--- Task goal ---
Give back the full listing verbatim, apart from its images.

--- Data segment ---

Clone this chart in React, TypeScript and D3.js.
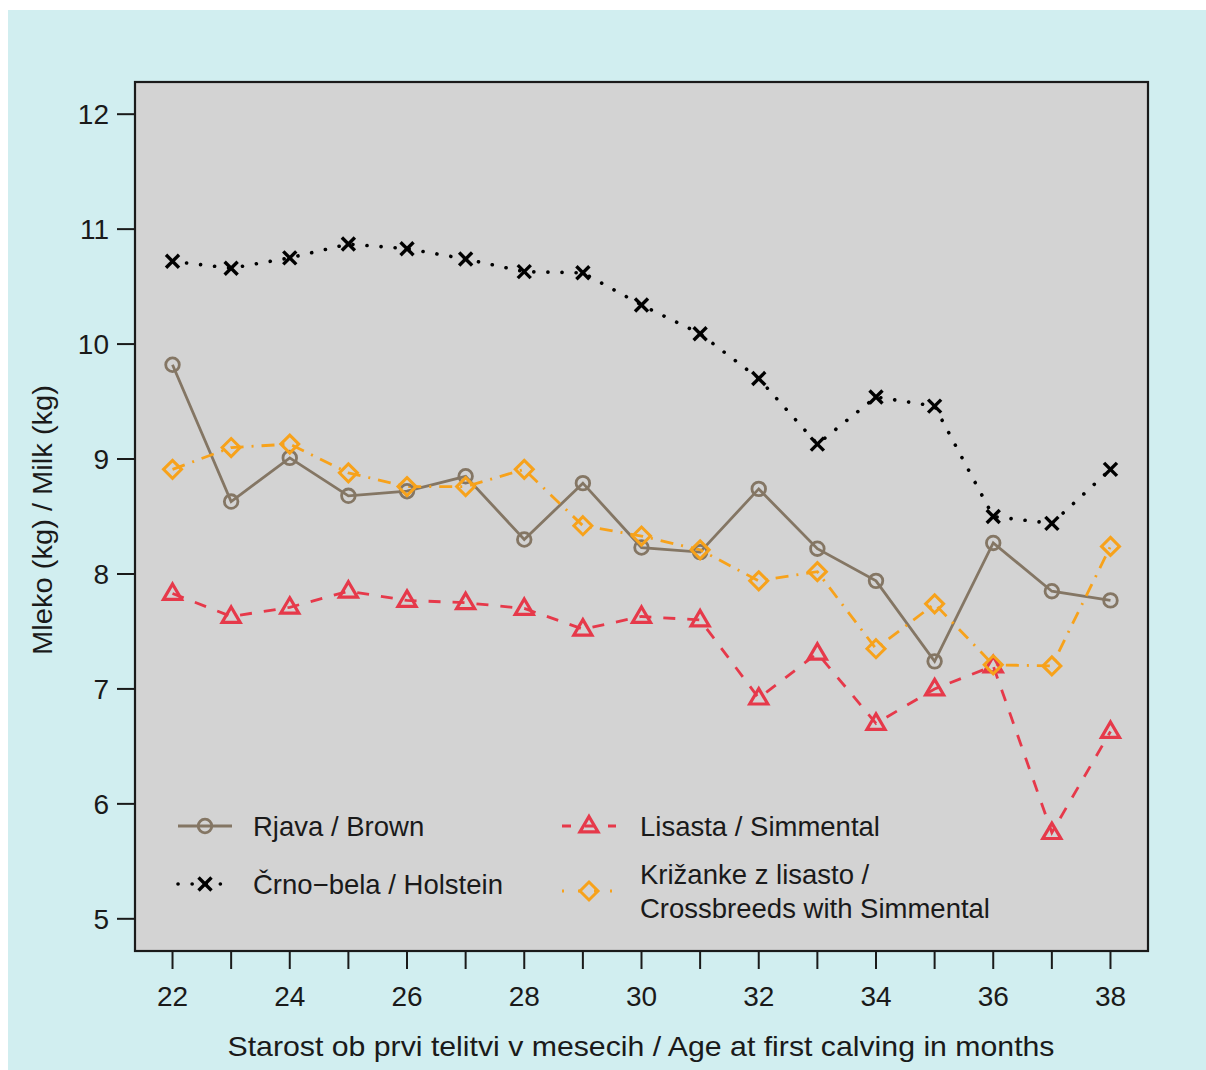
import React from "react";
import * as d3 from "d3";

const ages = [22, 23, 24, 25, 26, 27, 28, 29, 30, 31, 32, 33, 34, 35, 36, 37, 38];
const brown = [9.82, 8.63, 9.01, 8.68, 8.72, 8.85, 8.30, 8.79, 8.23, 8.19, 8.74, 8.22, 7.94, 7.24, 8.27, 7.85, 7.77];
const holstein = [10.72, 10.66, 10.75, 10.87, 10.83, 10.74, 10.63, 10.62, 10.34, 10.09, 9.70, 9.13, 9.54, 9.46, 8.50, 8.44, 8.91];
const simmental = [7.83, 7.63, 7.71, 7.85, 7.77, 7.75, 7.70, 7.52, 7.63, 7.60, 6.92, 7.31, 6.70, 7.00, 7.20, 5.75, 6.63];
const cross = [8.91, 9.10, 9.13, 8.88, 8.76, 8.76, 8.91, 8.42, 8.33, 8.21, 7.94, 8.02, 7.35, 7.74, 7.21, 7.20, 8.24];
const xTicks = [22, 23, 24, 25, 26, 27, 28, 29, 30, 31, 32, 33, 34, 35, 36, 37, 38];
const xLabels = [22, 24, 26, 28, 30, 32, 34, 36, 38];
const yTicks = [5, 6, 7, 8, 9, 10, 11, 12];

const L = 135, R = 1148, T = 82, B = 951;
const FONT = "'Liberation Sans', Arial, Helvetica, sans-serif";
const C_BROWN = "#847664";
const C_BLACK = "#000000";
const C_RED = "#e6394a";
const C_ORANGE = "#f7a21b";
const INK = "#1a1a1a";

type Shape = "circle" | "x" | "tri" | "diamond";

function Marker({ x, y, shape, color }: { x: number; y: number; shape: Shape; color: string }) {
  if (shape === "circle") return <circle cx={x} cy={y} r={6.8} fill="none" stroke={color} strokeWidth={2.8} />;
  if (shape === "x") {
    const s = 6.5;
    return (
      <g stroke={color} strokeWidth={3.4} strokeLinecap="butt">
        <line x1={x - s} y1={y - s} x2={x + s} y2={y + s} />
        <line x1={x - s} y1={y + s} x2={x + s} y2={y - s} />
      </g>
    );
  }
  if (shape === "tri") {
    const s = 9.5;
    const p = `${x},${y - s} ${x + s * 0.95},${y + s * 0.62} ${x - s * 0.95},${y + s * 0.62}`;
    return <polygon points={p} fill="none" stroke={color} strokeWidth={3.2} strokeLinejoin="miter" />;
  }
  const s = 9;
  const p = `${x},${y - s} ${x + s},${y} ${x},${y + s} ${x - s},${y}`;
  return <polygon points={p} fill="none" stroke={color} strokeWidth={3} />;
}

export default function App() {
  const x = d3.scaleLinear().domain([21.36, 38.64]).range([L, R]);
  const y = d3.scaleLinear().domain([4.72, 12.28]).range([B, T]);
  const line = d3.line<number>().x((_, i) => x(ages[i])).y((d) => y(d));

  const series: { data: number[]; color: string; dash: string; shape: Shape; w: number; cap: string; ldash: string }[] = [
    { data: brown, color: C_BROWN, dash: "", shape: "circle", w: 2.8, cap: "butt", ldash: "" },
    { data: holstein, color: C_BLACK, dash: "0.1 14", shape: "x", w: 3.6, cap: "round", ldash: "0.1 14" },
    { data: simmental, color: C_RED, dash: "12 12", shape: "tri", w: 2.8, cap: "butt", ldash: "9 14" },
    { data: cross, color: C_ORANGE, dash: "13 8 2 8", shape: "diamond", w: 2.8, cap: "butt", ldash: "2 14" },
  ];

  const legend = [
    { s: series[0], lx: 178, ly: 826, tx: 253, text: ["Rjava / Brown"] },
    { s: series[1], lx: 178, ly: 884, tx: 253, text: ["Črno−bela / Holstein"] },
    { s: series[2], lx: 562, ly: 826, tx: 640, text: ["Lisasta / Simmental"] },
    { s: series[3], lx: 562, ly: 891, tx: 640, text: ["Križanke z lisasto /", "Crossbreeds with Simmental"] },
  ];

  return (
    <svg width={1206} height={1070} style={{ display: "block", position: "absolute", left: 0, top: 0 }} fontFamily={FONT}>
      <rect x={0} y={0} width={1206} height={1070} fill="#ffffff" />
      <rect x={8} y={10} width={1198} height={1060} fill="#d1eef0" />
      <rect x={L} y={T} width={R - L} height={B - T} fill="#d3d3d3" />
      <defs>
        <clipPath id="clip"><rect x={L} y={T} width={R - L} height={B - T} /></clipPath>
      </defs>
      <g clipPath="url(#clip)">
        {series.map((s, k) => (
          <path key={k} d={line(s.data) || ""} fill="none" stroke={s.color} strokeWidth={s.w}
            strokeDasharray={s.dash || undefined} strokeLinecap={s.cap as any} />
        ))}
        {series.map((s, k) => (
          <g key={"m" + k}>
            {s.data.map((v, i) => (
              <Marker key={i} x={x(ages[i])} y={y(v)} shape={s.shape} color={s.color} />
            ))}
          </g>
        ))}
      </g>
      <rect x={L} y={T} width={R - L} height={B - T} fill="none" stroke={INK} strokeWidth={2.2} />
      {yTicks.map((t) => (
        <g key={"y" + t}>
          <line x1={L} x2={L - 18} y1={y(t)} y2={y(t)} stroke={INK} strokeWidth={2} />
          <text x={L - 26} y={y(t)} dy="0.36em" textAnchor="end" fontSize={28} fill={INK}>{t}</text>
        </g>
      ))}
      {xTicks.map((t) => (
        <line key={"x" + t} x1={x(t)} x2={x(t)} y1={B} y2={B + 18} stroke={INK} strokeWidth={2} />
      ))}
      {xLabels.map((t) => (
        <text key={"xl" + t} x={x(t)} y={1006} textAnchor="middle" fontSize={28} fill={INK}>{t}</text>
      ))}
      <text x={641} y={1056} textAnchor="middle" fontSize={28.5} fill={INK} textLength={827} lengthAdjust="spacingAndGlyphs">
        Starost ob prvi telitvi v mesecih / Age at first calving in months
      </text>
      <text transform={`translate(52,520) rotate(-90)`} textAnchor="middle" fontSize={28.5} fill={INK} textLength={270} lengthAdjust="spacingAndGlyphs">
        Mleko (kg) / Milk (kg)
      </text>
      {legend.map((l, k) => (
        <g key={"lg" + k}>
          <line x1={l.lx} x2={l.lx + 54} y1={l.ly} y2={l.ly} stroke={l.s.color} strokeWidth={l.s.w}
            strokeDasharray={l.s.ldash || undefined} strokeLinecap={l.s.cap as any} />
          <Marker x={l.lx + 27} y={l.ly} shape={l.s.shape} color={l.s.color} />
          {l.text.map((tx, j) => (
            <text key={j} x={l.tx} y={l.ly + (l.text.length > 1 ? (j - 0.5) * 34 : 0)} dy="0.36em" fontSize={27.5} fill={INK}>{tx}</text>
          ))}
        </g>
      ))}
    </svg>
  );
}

--- Exercise answer ---
Clone this chart in React, TypeScript and D3.js.
import React from "react";
import * as d3 from "d3";

const ages = [22, 23, 24, 25, 26, 27, 28, 29, 30, 31, 32, 33, 34, 35, 36, 37, 38];
const brown = [9.82, 8.63, 9.01, 8.68, 8.72, 8.85, 8.30, 8.79, 8.23, 8.19, 8.74, 8.22, 7.94, 7.24, 8.27, 7.85, 7.77];
const holstein = [10.72, 10.66, 10.75, 10.87, 10.83, 10.74, 10.63, 10.62, 10.34, 10.09, 9.70, 9.13, 9.54, 9.46, 8.50, 8.44, 8.91];
const simmental = [7.83, 7.63, 7.71, 7.85, 7.77, 7.75, 7.70, 7.52, 7.63, 7.60, 6.92, 7.31, 6.70, 7.00, 7.20, 5.75, 6.63];
const cross = [8.91, 9.10, 9.13, 8.88, 8.76, 8.76, 8.91, 8.42, 8.33, 8.21, 7.94, 8.02, 7.35, 7.74, 7.21, 7.20, 8.24];
const xTicks = [22, 23, 24, 25, 26, 27, 28, 29, 30, 31, 32, 33, 34, 35, 36, 37, 38];
const xLabels = [22, 24, 26, 28, 30, 32, 34, 36, 38];
const yTicks = [5, 6, 7, 8, 9, 10, 11, 12];

const L = 135, R = 1148, T = 82, B = 951;
const FONT = "'Liberation Sans', Arial, Helvetica, sans-serif";
const C_BROWN = "#847664";
const C_BLACK = "#000000";
const C_RED = "#e6394a";
const C_ORANGE = "#f7a21b";
const INK = "#1a1a1a";

type Shape = "circle" | "x" | "tri" | "diamond";

function Marker({ x, y, shape, color }: { x: number; y: number; shape: Shape; color: string }) {
  if (shape === "circle") return <circle cx={x} cy={y} r={6.8} fill="none" stroke={color} strokeWidth={2.8} />;
  if (shape === "x") {
    const s = 6.5;
    return (
      <g stroke={color} strokeWidth={3.4} strokeLinecap="butt">
        <line x1={x - s} y1={y - s} x2={x + s} y2={y + s} />
        <line x1={x - s} y1={y + s} x2={x + s} y2={y - s} />
      </g>
    );
  }
  if (shape === "tri") {
    const s = 9.5;
    const p = `${x},${y - s} ${x + s * 0.95},${y + s * 0.62} ${x - s * 0.95},${y + s * 0.62}`;
    return <polygon points={p} fill="none" stroke={color} strokeWidth={3.2} strokeLinejoin="miter" />;
  }
  const s = 9;
  const p = `${x},${y - s} ${x + s},${y} ${x},${y + s} ${x - s},${y}`;
  return <polygon points={p} fill="none" stroke={color} strokeWidth={3} />;
}

export default function App() {
  const x = d3.scaleLinear().domain([21.36, 38.64]).range([L, R]);
  const y = d3.scaleLinear().domain([4.72, 12.28]).range([B, T]);
  const line = d3.line<number>().x((_, i) => x(ages[i])).y((d) => y(d));

  const series: { data: number[]; color: string; dash: string; shape: Shape; w: number; cap: string; ldash: string }[] = [
    { data: brown, color: C_BROWN, dash: "", shape: "circle", w: 2.8, cap: "butt", ldash: "" },
    { data: holstein, color: C_BLACK, dash: "0.1 14", shape: "x", w: 3.6, cap: "round", ldash: "0.1 14" },
    { data: simmental, color: C_RED, dash: "12 12", shape: "tri", w: 2.8, cap: "butt", ldash: "9 14" },
    { data: cross, color: C_ORANGE, dash: "13 8 2 8", shape: "diamond", w: 2.8, cap: "butt", ldash: "2 14" },
  ];

  const legend = [
    { s: series[0], lx: 178, ly: 826, tx: 253, text: ["Rjava / Brown"] },
    { s: series[1], lx: 178, ly: 884, tx: 253, text: ["Črno−bela / Holstein"] },
    { s: series[2], lx: 562, ly: 826, tx: 640, text: ["Lisasta / Simmental"] },
    { s: series[3], lx: 562, ly: 891, tx: 640, text: ["Križanke z lisasto /", "Crossbreeds with Simmental"] },
  ];

  return (
    <svg width={1206} height={1070} style={{ display: "block", position: "absolute", left: 0, top: 0 }} fontFamily={FONT}>
      <rect x={0} y={0} width={1206} height={1070} fill="#ffffff" />
      <rect x={8} y={10} width={1198} height={1060} fill="#d1eef0" />
      <rect x={L} y={T} width={R - L} height={B - T} fill="#d3d3d3" />
      <defs>
        <clipPath id="clip"><rect x={L} y={T} width={R - L} height={B - T} /></clipPath>
      </defs>
      <g clipPath="url(#clip)">
        {series.map((s, k) => (
          <path key={k} d={line(s.data) || ""} fill="none" stroke={s.color} strokeWidth={s.w}
            strokeDasharray={s.dash || undefined} strokeLinecap={s.cap as any} />
        ))}
        {series.map((s, k) => (
          <g key={"m" + k}>
            {s.data.map((v, i) => (
              <Marker key={i} x={x(ages[i])} y={y(v)} shape={s.shape} color={s.color} />
            ))}
          </g>
        ))}
      </g>
      <rect x={L} y={T} width={R - L} height={B - T} fill="none" stroke={INK} strokeWidth={2.2} />
      {yTicks.map((t) => (
        <g key={"y" + t}>
          <line x1={L} x2={L - 18} y1={y(t)} y2={y(t)} stroke={INK} strokeWidth={2} />
          <text x={L - 26} y={y(t)} dy="0.36em" textAnchor="end" fontSize={28} fill={INK}>{t}</text>
        </g>
      ))}
      {xTicks.map((t) => (
        <line key={"x" + t} x1={x(t)} x2={x(t)} y1={B} y2={B + 18} stroke={INK} strokeWidth={2} />
      ))}
      {xLabels.map((t) => (
        <text key={"xl" + t} x={x(t)} y={1006} textAnchor="middle" fontSize={28} fill={INK}>{t}</text>
      ))}
      <text x={641} y={1056} textAnchor="middle" fontSize={28.5} fill={INK} textLength={827} lengthAdjust="spacingAndGlyphs">
        Starost ob prvi telitvi v mesecih / Age at first calving in months
      </text>
      <text transform={`translate(52,520) rotate(-90)`} textAnchor="middle" fontSize={28.5} fill={INK} textLength={270} lengthAdjust="spacingAndGlyphs">
        Mleko (kg) / Milk (kg)
      </text>
      {legend.map((l, k) => (
        <g key={"lg" + k}>
          <line x1={l.lx} x2={l.lx + 54} y1={l.ly} y2={l.ly} stroke={l.s.color} strokeWidth={l.s.w}
            strokeDasharray={l.s.ldash || undefined} strokeLinecap={l.s.cap as any} />
          <Marker x={l.lx + 27} y={l.ly} shape={l.s.shape} color={l.s.color} />
          {l.text.map((tx, j) => (
            <text key={j} x={l.tx} y={l.ly + (l.text.length > 1 ? (j - 0.5) * 34 : 0)} dy="0.36em" fontSize={27.5} fill={INK}>{tx}</text>
          ))}
        </g>
      ))}
    </svg>
  );
}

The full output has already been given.